Marvin and Wendy actually killed a large part of me. I'm pretty sure it's part of Johns' weird agenda to get as many random Kingdom Come plotpoints as possible into play. He got the floating head Fate in, he got the young Zatara in, he got Atom Smasher in, and now he's got Marvin (who's in the superhero bar sequence of KC and actually gets lines) running around.

Tom Foss said...

You know, that's the only time I ever liked Marvin. It reminds me of that Family Guy episode where a drunken Elroy Jetson demands that taxi driver Bam Bam take him to Astro's grave.

I hadn't caught that the kid is Zatara. Does this mean that Zatanna is the Soldier of Victory who's fated to die?

I'm not too worried about Kingdom Come coming. Johns pulls in elements here and there, but he invalidated the story early on in JSA by killing Wes Dodds himself. It's not nearly as bad as it was 'round "The Kingdom," when Iris West kept showing up and whatnot. I think it's mostly that Johns recognizes that Kingdom Come had some good ideas and designs.

Another new Fate, though, seems like a dumb idea.

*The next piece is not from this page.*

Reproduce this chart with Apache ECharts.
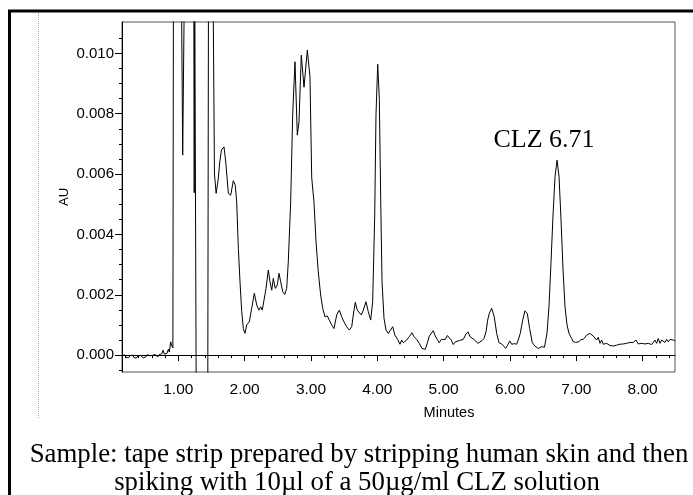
<!DOCTYPE html>
<html>
<head>
<meta charset="utf-8">
<title>CLZ tape strip chromatogram</title>
<script src="https://cdn.jsdelivr.net/npm/echarts@6/dist/echarts.min.js"></script>
<style>
  html, body { margin: 0; padding: 0; background: #fff; }
  #chart { width: 693px; height: 495px; }
</style>
</head>
<body>
<div id="chart"></div>
<script>
// Retention time (minutes) of the clozapine peak and its apex absorbance
const clzTime = 6.71;
const clzHeight = 0.00646;

// Detector trace: [minutes, AU]; values above/below the plot window are clipped
const trace = [
  // baseline before the solvent front
  [0.151, -0.00002], [0.17, -0.00006], [0.19, 0.00001], [0.21, -0.00007], [0.23, -0.00003],
  [0.25, -0.00009], [0.27, -0.00002], [0.29, -0.00006], [0.31, 0.0], [0.33, -0.00008],
  [0.35, -0.00004], [0.37, -0.0001], [0.39, -0.00003], [0.41, -0.00007], [0.43, -0.00001],
  [0.45, -0.00006], [0.47, -0.00009], [0.49, -0.00003], [0.51, -0.00006], [0.53, 0.00001],
  [0.55, -0.00005], [0.57, -0.00002], [0.59, -0.00007], [0.61, -0.00001], [0.63, -0.00004],
  [0.65, 0.00002], [0.67, -0.00003], [0.69, -0.00006], [0.71, 0.00001], [0.73, -0.00002],
  [0.75, 0.00004], [0.77, 0.00016], [0.79, 0.00003], [0.81, -0.00001], [0.83, 0.00006],
  [0.85, 0.0002], [0.865, 0.0001], [0.885, 0.00044], [0.9, 0.00032], [0.918, 0.00024],
  // solvent front (off scale)
  [0.932, 0.02], [0.98, 0.03], [1.02, 0.025], [1.045, 0.015], [1.051, 0.011], [1.066, 0.00663],
  [1.086, 0.011], [1.095, 0.02], [1.16, 0.03], [1.225, 0.02], [1.233, 0.0125], [1.240, 0.00538],
  [1.247, 0.0125], [1.26, 0.0125], [1.27, -0.0015], [1.30, -0.008], [1.40, -0.008],
  [1.444, -0.0015], [1.455, 0.0125], [1.49, 0.02], [1.522, 0.0125], [1.528, 0.011],
  // early eluting matrix peaks
  [1.545, 0.006], [1.57, 0.00536], [1.585, 0.0054], [1.60, 0.0058], [1.625, 0.0064],
  [1.65, 0.0068], [1.689, 0.0069], [1.715, 0.0064], [1.754, 0.00536], [1.79, 0.0053],
  [1.829, 0.00578], [1.859, 0.00563], [1.88, 0.00508], [1.905, 0.00354], [1.93, 0.00243],
  [1.956, 0.00144], [1.98, 0.00088], [2.005, 0.00072], [2.031, 0.001], [2.07, 0.0011],
  [2.106, 0.00155], [2.146, 0.00205], [2.182, 0.00166], [2.216, 0.00149], [2.242, 0.0016],
  [2.266, 0.00149], [2.292, 0.00155], [2.322, 0.00221], [2.357, 0.00282], [2.382, 0.00243],
  [2.408, 0.00215], [2.432, 0.00254], [2.462, 0.00221], [2.492, 0.00232], [2.518, 0.00271],
  [2.543, 0.00243], [2.574, 0.0021], [2.604, 0.00201], [2.634, 0.00221], [2.658, 0.00309],
  [2.694, 0.00508], [2.724, 0.00795], [2.759, 0.00972], [2.794, 0.00729], [2.819, 0.00773],
  [2.854, 0.00994], [2.895, 0.00888], [2.945, 0.01011], [2.985, 0.00922], [3.011, 0.00588],
  [3.045, 0.00508], [3.076, 0.00376], [3.11, 0.00276], [3.146, 0.00199], [3.177, 0.00155],
  [3.211, 0.00127], [3.246, 0.0013], [3.276, 0.00116], [3.312, 0.001], [3.347, 0.00088],
  [3.388, 0.00133], [3.427, 0.00149], [3.463, 0.00127], [3.498, 0.0011], [3.538, 0.00094],
  [3.578, 0.00083], [3.614, 0.00094], [3.638, 0.00133], [3.668, 0.00175], [3.698, 0.00149],
  [3.724, 0.00155], [3.759, 0.00133], [3.789, 0.00149], [3.829, 0.00177], [3.864, 0.00144],
  [3.9, 0.00116], [3.93, 0.00177], [3.961, 0.00464], [3.98, 0.00795], [4.006, 0.00964],
  [4.03, 0.00851], [4.051, 0.0052], [4.071, 0.00243], [4.101, 0.00122], [4.131, 0.00083],
  [4.166, 0.00072], [4.196, 0.00077], [4.232, 0.00094], [4.266, 0.00066], [4.307, 0.00052],
  [4.342, 0.00036], [4.367, 0.0005], [4.392, 0.00041], [4.443, 0.0005], [4.482, 0.00061],
  [4.523, 0.00074], [4.553, 0.00061], [4.594, 0.00052], [4.633, 0.00039], [4.674, 0.00022],
  [4.704, 0.00028], [4.723, 0.00019], [4.753, 0.00039], [4.784, 0.00063], [4.814, 0.00066],
  [4.844, 0.00081], [4.874, 0.00063], [4.904, 0.00052], [4.934, 0.00041], [4.965, 0.00052],
  [4.995, 0.0005], [5.025, 0.00052], [5.055, 0.00065], [5.085, 0.00059], [5.115, 0.0005],
  [5.145, 0.00035], [5.176, 0.00044], [5.206, 0.00041], [5.236, 0.00048], [5.266, 0.00046],
  [5.296, 0.00052], [5.337, 0.0007], [5.367, 0.00077], [5.397, 0.00061], [5.427, 0.00059],
  [5.457, 0.00052], [5.487, 0.00048], [5.518, 0.00039], [5.548, 0.00044], [5.578, 0.00048],
  [5.608, 0.00055], [5.639, 0.00077], [5.664, 0.00116], [5.688, 0.00138], [5.724, 0.00155],
  [5.763, 0.00127], [5.8, 0.00072], [5.834, 0.00041], [5.875, 0.00037], [5.905, 0.0003],
  [5.935, 0.00022], [5.965, 0.00033], [5.996, 0.00047], [6.026, 0.00036], [6.065, 0.00038],
  [6.101, 0.00036], [6.125, 0.0005], [6.155, 0.00072], [6.192, 0.00116], [6.226, 0.00147],
  [6.261, 0.00138], [6.297, 0.00088], [6.336, 0.00041], [6.377, 0.0003], [6.427, 0.00022],
  [6.478, 0.00028], [6.52, 0.00026],
  // clozapine
  [6.558, 0.00072], [6.588, 0.0016], [6.618, 0.00304], [6.648, 0.00458], [6.679, 0.00591],
  [clzTime, clzHeight],
  [6.74, 0.00591], [6.77, 0.00447], [6.80, 0.00282], [6.83, 0.0016], [6.86, 0.001],
  [6.89, 0.00072], [6.93, 0.00055],
  // tail
  [6.95, 0.00045], [6.97, 0.0005], [6.99, 0.00042], [7.01, 0.00047], [7.04, 0.00044],
  [7.07, 0.00052], [7.105, 0.00052], [7.156, 0.00066], [7.206, 0.00072], [7.256, 0.00063],
  [7.307, 0.0005], [7.331, 0.00059], [7.357, 0.00039], [7.382, 0.0005], [7.407, 0.00036],
  [7.457, 0.00039], [7.507, 0.00032], [7.557, 0.0003], [7.608, 0.00033], [7.658, 0.00036],
  [7.708, 0.00037], [7.759, 0.00039], [7.809, 0.00042], [7.859, 0.00042], [7.9, 0.0005],
  [7.934, 0.00037], [7.985, 0.00039], [8.035, 0.00037], [8.085, 0.00039], [8.136, 0.00035],
  [8.186, 0.0005], [8.211, 0.00039], [8.236, 0.00055], [8.261, 0.00039], [8.287, 0.0005],
  [8.337, 0.00042], [8.362, 0.00052], [8.387, 0.00044], [8.412, 0.00052], [8.437, 0.00048],
  [8.462, 0.0005], [8.49, 0.00047]
];

// Axis windows
const xMin = 0.151, xMax = 8.488;
const yMin = -0.00056, yMax = 0.01104;

// Tick positions
const xMajor = [1, 2, 3, 4, 5, 6, 7, 8];
const xMinor = [0.2, 0.4, 0.6, 0.8, 1.2, 1.4, 1.6, 1.8, 2.2, 2.4, 2.6, 2.8, 3.2, 3.4, 3.6, 3.8,
                4.2, 4.4, 4.6, 4.8, 5.2, 5.4, 5.6, 5.8, 6.2, 6.4, 6.6, 6.8, 7.2, 7.4, 7.6, 7.8,
                8.2, 8.4];
const yMajor = [0, 0.002, 0.004, 0.006, 0.008, 0.010];
const yMinor = [-0.0005, 0.0005, 0.001, 0.0015, 0.0025, 0.003, 0.0035, 0.0045, 0.005, 0.0055,
                0.0065, 0.007, 0.0075, 0.0085, 0.009, 0.0095, 0.0105];

const captionLines = [
  'Sample: tape strip prepared by stripping human skin and then',
  'spiking with 10\u00b5l of a 50\u00b5g/ml CLZ solution'
];

const SANS = '"Liberation Sans", Arial, sans-serif';
const SERIF = '"Liberation Serif", "Times New Roman", serif';

const chart = echarts.init(document.getElementById('chart'), null, { renderer: 'canvas' });

const minorAxis = (pos, ticks, len) => ({
  type: 'value', position: pos, min: pos === 'bottom' ? xMin : yMin, max: pos === 'bottom' ? xMax : yMax,
  axisLine: { show: false },
  axisLabel: { show: false },
  splitLine: { show: false },
  axisTick: { show: true, customValues: ticks, length: len, lineStyle: { color: '#000', width: 1 } }
});

chart.setOption({
  animation: false,
  backgroundColor: '#fff',
  grid: {
    left: 122, right: 18, top: 22, bottom: 123,
    show: true, borderColor: '#555', borderWidth: 1, backgroundColor: 'transparent'
  },
  xAxis: [
    {
      type: 'value', position: 'bottom', min: xMin, max: xMax,
      axisLine: { lineStyle: { color: '#000', width: 1 } },
      axisTick: { customValues: xMajor, length: 6, lineStyle: { color: '#000', width: 1 } },
      axisLabel: {
        customValues: xMajor, formatter: v => v.toFixed(2), margin: 10,
        fontFamily: SANS, fontSize: 15.5, color: '#000'
      },
      splitLine: { show: false },
      name: 'Minutes', nameLocation: 'middle', nameGap: 33, nameMoveOverlap: false,
      nameTextStyle: { fontFamily: SANS, fontSize: 14.5, color: '#000', padding: [0, 0, 0, 101] }
    },
    minorAxis('bottom', xMinor, 3)
  ],
  yAxis: [
    {
      type: 'value', position: 'left', min: yMin, max: yMax,
      axisLine: { show: true, lineStyle: { color: '#000', width: 1 } },
      axisTick: { show: true, customValues: yMajor, length: 7, lineStyle: { color: '#000', width: 1 } },
      axisLabel: {
        customValues: yMajor, formatter: v => v.toFixed(3), margin: 8,
        fontFamily: SANS, fontSize: 15, color: '#000'
      },
      splitLine: { show: false },
      name: 'AU', nameLocation: 'middle', nameGap: 51, nameMoveOverlap: false,
      nameTextStyle: { fontFamily: SANS, fontSize: 13, color: '#000' }
    },
    minorAxis('left', yMinor, 3)
  ],
  series: [{
    type: 'line',
    xAxisIndex: 0, yAxisIndex: 0,
    data: trace,
    showSymbol: false,
    clip: true,
    lineStyle: { color: '#000', width: 1 },
    markPoint: {
      symbol: 'circle', symbolSize: 0,
      itemStyle: { color: 'transparent' },
      label: {
        show: true, position: 'top', distance: 0, offset: [-13, -7],
        formatter: 'CLZ ' + clzTime.toFixed(2),
        fontFamily: SERIF, fontSize: 26, color: '#000'
      },
      data: [{ name: 'CLZ', coord: [clzTime, clzHeight] }]
    }
  }],
  graphic: [
    {
      type: 'rect', silent: true, z: 10,
      shape: { x: 9.5, y: 11, width: 720, height: 520 },
      style: { fill: 'none', stroke: '#000', lineWidth: 3 }
    },
    {
      type: 'line', silent: true,
      shape: { x1: 38.5, y1: 13, x2: 38.5, y2: 418 },
      style: { stroke: '#ff7f7f', lineWidth: 1, lineDash: [1, 1] }
    },
    {
      type: 'text', silent: true, x: 359, y: 455,
      style: { text: captionLines[0], font: '26.8px ' + SERIF, fill: '#000', align: 'center', verticalAlign: 'middle' }
    },
    {
      type: 'text', silent: true, x: 357, y: 483,
      style: { text: captionLines[1], font: '26.8px ' + SERIF, fill: '#000', align: 'center', verticalAlign: 'middle' }
    }
  ]
});
</script>
</body>
</html>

Especially since it's the same gimmick that gave us the new Beetle. And especially after Fate...shudder. Must every Crisis give us a new Fate?

And it was Grant Morrison who kicked things off by bringing JJ Thunder out of KC.

Jon said...

Yeah, Hawk (who shouldn't have powers at all) is trying to prevent Aquagirl (who shouldn't be alive) from joining the Teen Titans in favor of people with "real power, like Zatara or Miss Martian." Zatara's on-panel, there, too.

Miss Martian's going to be a weeeeird character.

I don't think Kingdom Come's going to be the future of the DCU, either, but Johns sure has dragged a lot of stuff from it into books over the last few years. Just an odd habit, I guess.